Icelandic Dwarf drawing

Article by Fanney Ingvadóttir: The Hidden People, also known as Huldufólk or Elves, and Dwarves are mythical beings deeply ingrained in Icelandic folklore and beliefs. They are believed to be supernatural entities that coexist with humans in a parallel, invisible world.

The belief in the existence of Hidden People is widespread among the Icelandic population, although the degree of belief and understanding varies from person to person and likely from generation to generation.

The belief in Hidden People, Dwarves, and other mythical beings can be traced back to Iceland's rich cultural heritage and its deep connection to nature. Iceland has a unique and awe-inspiring landscape, with vast stretches of untouched wilderness and rugged terrains. This untamed environment, coupled with the country's isolation, darkness in winter, and small population, has fostered a sense of wonder and mysticism.

One reason why people believe in the existence of Hidden People and Dwarves is the prevalence of firsthand accounts and encounters. Numerous Icelanders claim to have seen or interacted with these beings, often describing them as ethereal and elusive. These encounters are often passed down through generations as oral traditions, further reinforcing the belief in their existence.

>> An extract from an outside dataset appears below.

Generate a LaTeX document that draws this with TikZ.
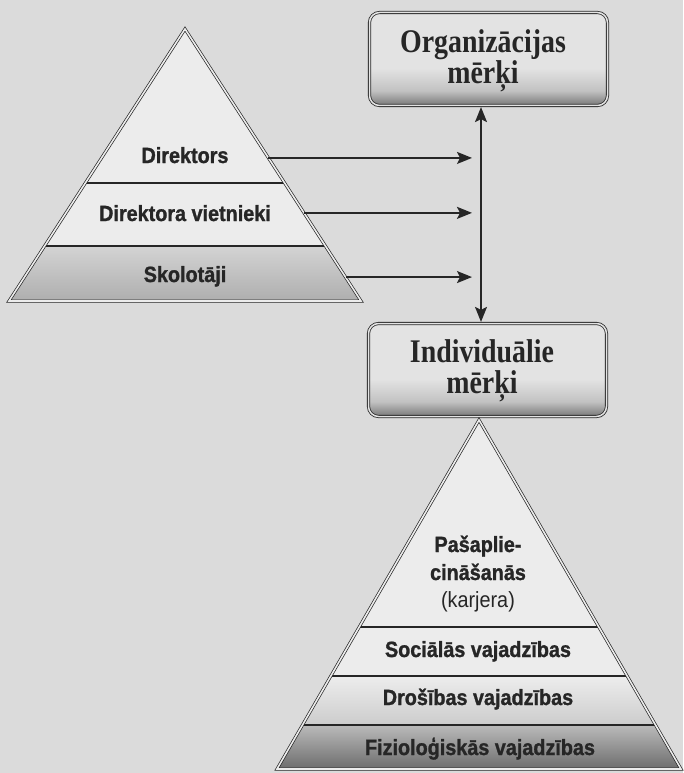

Another contributing factor is the cultural and societal acceptance of belief in the supernatural. In Iceland, stories of Elves, Dwarves and Hidden People are not dismissed as mere fairy tales or legends but are treated with respect and seriousness. The belief in Hidden People is deeply rooted in the collective consciousness of the Icelandic people, and it is not uncommon for individuals, even those who may not personally believe, to show reverence and respect for these mythical beings.

Dimmuborgir Iceland

The belief in Hidden People also serves as a way to explain natural phenomena and protect Iceland's natural environment. Hidden People are often associated with specific natural landmarks, such as rocks, caves, or waterfalls. They are believed to be the guardians of nature, and their presence is seen as a sign of environmental sanctity. Many Icelanders view the respect and protection of these hidden realms as essential for maintaining ecological balance and preserving the country's pristine landscapes.

It is widely acknowledged that the heritage of our ancestors holds great value. Throughout generations, oral stories have been passed down, recounting tales of mystical spells lingering in certain locations or hidden creatures residing within specific rocks. When road construction ventures into such places, there has been a tradition of halting the construction to allow these hidden creatures to move or give their permission to proceed. It was commonly believed that proceeding without their consent could lead to unfortunate consequences for the construction project. The Icelandic Road and Coastal Administration (IRCA) has encountered many instances where a project plan had to be slightly altered in respect of the supernatural!